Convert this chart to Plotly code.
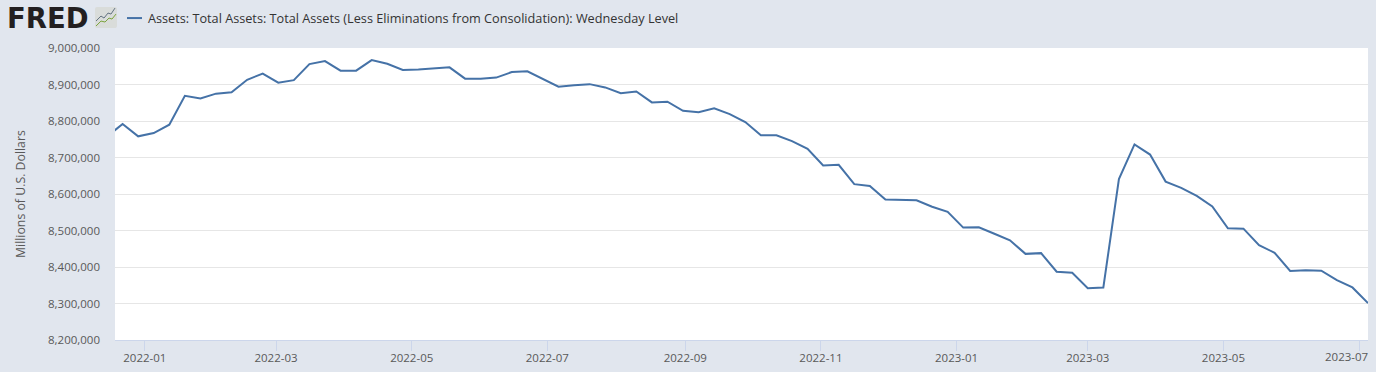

--

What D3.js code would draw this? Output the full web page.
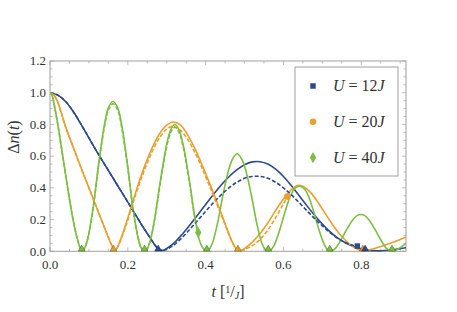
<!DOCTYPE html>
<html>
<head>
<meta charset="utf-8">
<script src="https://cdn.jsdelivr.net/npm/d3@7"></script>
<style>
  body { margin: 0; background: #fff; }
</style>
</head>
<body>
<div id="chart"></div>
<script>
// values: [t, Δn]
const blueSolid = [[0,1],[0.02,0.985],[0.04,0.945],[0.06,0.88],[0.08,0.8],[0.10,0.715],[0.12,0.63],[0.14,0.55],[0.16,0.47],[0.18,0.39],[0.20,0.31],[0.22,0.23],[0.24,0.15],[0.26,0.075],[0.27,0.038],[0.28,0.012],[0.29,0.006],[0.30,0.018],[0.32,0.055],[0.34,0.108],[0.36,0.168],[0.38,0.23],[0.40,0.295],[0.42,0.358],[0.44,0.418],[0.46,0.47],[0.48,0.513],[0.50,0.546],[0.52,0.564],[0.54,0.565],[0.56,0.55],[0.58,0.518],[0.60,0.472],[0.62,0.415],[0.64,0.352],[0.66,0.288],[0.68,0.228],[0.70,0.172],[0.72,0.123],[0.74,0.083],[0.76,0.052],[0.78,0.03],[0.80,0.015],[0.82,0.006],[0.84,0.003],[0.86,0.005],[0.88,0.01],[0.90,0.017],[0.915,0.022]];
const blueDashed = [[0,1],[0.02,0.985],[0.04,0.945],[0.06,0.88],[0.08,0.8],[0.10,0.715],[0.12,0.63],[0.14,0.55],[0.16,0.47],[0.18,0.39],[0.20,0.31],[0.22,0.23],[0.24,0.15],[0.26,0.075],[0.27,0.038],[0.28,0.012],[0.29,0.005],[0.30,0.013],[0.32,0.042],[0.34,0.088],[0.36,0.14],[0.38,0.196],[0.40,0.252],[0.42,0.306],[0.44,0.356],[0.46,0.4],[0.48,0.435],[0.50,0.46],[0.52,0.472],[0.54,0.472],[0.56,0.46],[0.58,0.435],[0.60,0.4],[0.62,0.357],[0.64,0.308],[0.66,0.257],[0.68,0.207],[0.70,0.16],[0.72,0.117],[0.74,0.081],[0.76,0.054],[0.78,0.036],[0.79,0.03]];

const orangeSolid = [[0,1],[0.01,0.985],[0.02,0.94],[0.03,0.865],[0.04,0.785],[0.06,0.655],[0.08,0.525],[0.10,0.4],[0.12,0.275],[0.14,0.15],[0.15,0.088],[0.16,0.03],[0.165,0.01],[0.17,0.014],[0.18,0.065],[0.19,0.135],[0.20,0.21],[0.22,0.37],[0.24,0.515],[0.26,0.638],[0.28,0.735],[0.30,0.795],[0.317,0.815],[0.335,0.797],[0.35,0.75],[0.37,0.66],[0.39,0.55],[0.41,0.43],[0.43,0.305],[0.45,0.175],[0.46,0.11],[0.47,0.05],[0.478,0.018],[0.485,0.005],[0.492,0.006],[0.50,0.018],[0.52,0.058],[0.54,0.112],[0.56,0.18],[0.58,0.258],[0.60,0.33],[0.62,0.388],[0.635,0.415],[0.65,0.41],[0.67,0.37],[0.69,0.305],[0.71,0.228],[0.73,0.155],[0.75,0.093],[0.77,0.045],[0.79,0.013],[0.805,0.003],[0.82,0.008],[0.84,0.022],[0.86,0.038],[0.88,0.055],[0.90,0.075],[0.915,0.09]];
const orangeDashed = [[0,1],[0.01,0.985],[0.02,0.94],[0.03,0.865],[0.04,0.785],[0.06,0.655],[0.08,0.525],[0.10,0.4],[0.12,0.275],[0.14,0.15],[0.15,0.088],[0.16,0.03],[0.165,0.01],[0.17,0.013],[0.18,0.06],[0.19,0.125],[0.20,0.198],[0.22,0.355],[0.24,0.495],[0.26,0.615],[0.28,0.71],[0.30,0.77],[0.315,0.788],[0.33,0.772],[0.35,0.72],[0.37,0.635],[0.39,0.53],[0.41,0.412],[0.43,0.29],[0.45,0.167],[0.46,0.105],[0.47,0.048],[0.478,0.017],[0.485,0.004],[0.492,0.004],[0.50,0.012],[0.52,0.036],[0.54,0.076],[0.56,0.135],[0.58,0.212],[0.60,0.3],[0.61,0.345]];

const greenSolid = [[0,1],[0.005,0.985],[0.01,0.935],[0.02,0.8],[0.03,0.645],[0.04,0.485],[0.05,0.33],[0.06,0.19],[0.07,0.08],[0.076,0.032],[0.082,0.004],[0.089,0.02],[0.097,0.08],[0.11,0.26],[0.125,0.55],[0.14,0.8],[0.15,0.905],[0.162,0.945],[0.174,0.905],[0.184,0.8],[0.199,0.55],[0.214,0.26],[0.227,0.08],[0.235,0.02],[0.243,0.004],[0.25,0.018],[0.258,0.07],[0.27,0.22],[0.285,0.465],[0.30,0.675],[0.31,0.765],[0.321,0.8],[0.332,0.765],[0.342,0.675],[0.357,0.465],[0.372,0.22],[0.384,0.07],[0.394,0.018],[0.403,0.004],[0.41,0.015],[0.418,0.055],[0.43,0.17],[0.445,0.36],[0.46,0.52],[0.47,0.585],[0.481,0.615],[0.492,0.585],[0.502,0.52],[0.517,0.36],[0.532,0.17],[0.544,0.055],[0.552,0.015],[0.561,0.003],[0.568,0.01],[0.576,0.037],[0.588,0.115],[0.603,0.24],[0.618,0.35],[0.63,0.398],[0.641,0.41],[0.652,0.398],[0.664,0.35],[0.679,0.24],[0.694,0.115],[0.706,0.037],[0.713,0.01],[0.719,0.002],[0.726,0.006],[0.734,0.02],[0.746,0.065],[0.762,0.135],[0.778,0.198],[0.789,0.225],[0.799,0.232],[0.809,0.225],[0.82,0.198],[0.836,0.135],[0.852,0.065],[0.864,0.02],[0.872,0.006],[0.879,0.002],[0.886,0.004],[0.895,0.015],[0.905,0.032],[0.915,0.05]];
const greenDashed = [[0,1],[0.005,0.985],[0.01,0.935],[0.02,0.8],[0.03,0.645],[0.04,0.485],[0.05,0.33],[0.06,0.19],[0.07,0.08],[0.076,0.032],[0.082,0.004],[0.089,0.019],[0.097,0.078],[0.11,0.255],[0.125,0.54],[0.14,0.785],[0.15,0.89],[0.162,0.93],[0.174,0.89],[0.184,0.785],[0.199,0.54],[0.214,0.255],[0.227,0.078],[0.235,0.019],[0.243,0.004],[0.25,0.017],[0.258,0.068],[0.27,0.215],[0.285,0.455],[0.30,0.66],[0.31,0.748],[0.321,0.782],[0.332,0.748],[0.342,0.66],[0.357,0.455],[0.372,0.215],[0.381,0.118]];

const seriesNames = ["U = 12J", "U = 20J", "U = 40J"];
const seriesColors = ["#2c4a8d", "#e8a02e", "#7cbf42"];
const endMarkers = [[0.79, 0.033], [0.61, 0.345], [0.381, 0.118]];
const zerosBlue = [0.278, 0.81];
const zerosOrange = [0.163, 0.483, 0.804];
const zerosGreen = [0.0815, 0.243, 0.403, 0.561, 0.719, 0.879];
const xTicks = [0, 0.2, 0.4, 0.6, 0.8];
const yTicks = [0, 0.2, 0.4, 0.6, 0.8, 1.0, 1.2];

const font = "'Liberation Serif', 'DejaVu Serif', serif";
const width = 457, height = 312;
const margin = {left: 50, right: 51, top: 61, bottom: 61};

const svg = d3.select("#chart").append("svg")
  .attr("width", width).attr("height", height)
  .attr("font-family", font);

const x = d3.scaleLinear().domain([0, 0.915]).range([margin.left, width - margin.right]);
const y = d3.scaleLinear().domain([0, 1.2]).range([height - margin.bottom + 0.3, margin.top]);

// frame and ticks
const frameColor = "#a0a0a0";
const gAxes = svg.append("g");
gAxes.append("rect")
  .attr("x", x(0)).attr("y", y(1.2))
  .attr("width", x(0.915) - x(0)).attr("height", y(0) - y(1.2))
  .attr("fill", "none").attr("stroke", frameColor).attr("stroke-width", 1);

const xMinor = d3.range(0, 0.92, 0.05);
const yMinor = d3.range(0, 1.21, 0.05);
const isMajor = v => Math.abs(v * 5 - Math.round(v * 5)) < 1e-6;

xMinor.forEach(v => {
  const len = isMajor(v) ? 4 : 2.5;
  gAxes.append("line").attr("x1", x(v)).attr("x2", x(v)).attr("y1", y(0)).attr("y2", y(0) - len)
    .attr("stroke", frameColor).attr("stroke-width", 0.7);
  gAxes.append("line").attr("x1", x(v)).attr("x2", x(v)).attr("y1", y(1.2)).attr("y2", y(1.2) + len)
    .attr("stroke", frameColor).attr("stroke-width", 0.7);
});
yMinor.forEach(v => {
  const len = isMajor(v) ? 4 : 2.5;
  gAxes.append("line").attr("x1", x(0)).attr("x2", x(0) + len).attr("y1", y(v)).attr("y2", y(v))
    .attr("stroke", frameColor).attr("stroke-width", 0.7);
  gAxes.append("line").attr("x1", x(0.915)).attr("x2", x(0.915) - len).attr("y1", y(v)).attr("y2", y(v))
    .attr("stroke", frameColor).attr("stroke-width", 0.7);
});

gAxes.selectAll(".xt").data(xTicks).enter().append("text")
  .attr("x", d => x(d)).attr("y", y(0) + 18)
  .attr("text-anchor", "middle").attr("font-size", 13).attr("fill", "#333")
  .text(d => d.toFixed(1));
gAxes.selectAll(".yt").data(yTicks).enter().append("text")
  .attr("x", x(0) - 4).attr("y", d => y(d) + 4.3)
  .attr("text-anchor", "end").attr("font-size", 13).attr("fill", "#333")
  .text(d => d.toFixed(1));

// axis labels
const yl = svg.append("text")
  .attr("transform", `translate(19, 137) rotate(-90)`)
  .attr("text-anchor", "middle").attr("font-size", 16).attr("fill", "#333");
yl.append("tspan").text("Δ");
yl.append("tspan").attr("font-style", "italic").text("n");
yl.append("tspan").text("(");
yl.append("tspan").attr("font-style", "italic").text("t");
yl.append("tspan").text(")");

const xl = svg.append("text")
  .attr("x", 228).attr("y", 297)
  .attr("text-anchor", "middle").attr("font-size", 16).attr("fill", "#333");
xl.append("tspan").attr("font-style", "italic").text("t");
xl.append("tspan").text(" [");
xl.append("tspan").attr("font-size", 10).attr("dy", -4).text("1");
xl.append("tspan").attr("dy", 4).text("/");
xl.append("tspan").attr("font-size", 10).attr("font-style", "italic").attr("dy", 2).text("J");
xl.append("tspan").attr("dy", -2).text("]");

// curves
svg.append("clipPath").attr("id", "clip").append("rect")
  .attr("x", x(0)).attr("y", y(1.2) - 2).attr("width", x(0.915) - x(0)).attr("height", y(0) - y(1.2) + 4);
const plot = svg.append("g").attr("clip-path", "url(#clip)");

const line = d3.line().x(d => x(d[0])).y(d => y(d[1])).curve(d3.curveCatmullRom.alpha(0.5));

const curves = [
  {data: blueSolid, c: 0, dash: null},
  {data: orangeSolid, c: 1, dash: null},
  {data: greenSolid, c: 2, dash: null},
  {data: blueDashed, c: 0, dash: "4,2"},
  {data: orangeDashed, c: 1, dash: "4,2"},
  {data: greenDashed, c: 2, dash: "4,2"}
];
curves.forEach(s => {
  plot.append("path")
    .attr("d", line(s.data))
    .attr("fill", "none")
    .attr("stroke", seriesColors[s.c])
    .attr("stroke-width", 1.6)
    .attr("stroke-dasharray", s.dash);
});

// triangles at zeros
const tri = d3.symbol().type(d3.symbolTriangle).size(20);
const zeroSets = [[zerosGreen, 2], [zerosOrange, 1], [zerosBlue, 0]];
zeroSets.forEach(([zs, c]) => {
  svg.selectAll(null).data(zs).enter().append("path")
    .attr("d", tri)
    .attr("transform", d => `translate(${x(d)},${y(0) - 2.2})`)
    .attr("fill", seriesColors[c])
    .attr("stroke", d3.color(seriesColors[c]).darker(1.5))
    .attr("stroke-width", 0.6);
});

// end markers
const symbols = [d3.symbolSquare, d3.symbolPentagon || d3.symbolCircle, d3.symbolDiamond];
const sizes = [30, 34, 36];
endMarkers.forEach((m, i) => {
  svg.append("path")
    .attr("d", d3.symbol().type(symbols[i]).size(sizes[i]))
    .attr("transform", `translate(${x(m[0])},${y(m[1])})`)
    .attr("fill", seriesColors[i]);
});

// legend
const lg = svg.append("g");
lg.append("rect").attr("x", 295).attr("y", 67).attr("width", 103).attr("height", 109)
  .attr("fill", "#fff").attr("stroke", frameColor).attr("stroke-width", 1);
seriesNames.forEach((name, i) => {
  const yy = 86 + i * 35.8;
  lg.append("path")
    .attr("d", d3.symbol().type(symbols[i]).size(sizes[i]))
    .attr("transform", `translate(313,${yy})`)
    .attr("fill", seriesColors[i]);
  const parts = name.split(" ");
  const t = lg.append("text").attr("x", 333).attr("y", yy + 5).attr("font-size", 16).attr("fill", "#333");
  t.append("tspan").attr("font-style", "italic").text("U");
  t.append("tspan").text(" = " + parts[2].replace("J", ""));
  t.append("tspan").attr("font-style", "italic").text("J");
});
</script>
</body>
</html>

...

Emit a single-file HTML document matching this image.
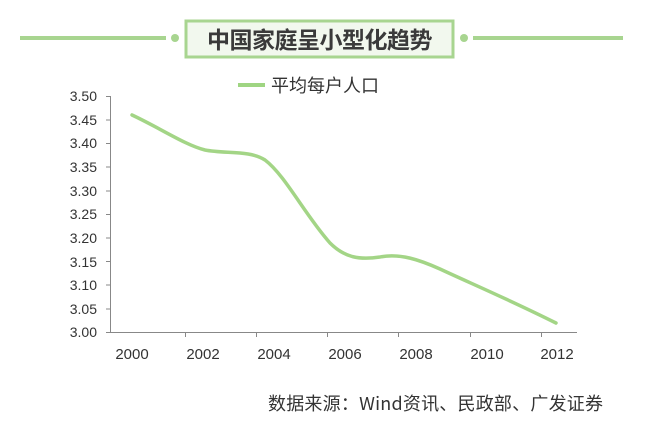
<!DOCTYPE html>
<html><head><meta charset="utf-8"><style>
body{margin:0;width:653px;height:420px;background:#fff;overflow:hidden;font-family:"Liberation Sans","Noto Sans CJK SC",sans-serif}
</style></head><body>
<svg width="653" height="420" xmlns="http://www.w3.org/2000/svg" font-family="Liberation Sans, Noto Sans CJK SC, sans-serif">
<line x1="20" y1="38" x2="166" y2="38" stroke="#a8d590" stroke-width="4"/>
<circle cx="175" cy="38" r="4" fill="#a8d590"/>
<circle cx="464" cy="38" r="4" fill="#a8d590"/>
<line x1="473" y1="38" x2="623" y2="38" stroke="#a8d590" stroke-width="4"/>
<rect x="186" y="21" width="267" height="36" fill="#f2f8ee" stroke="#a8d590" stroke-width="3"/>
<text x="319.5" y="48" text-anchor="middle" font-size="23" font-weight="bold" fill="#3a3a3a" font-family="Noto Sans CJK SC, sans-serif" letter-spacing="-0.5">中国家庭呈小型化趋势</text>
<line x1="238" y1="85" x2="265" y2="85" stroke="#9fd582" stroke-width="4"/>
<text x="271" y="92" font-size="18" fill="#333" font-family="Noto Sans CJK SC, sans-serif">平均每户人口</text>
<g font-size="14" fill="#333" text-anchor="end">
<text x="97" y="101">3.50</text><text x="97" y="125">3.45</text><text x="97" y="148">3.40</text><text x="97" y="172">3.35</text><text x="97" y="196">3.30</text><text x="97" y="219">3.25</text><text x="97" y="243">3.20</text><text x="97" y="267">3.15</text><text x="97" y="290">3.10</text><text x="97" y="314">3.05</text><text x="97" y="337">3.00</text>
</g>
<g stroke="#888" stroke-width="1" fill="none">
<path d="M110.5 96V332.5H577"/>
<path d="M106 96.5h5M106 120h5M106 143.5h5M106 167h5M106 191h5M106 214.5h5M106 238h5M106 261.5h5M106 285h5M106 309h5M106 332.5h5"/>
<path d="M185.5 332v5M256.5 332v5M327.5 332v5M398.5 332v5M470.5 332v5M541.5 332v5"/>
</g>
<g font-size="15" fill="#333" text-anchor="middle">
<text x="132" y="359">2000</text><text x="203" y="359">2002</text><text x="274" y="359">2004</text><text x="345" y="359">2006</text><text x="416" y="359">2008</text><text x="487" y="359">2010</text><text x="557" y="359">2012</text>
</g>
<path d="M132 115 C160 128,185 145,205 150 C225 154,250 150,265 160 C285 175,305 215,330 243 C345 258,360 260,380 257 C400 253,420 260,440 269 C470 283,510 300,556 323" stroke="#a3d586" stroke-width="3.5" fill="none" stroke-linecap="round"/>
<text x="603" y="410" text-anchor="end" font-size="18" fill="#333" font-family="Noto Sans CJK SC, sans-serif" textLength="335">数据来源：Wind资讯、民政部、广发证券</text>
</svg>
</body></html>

- **STATED PROBLEM**: Show all lines from the listing above in which "this" appears.

- **THE RESPONSE**:
Convert this chart to Plotly code.
What D3.js code would draw this? Output the full web page.
Emit a single-file HTML document matching this image.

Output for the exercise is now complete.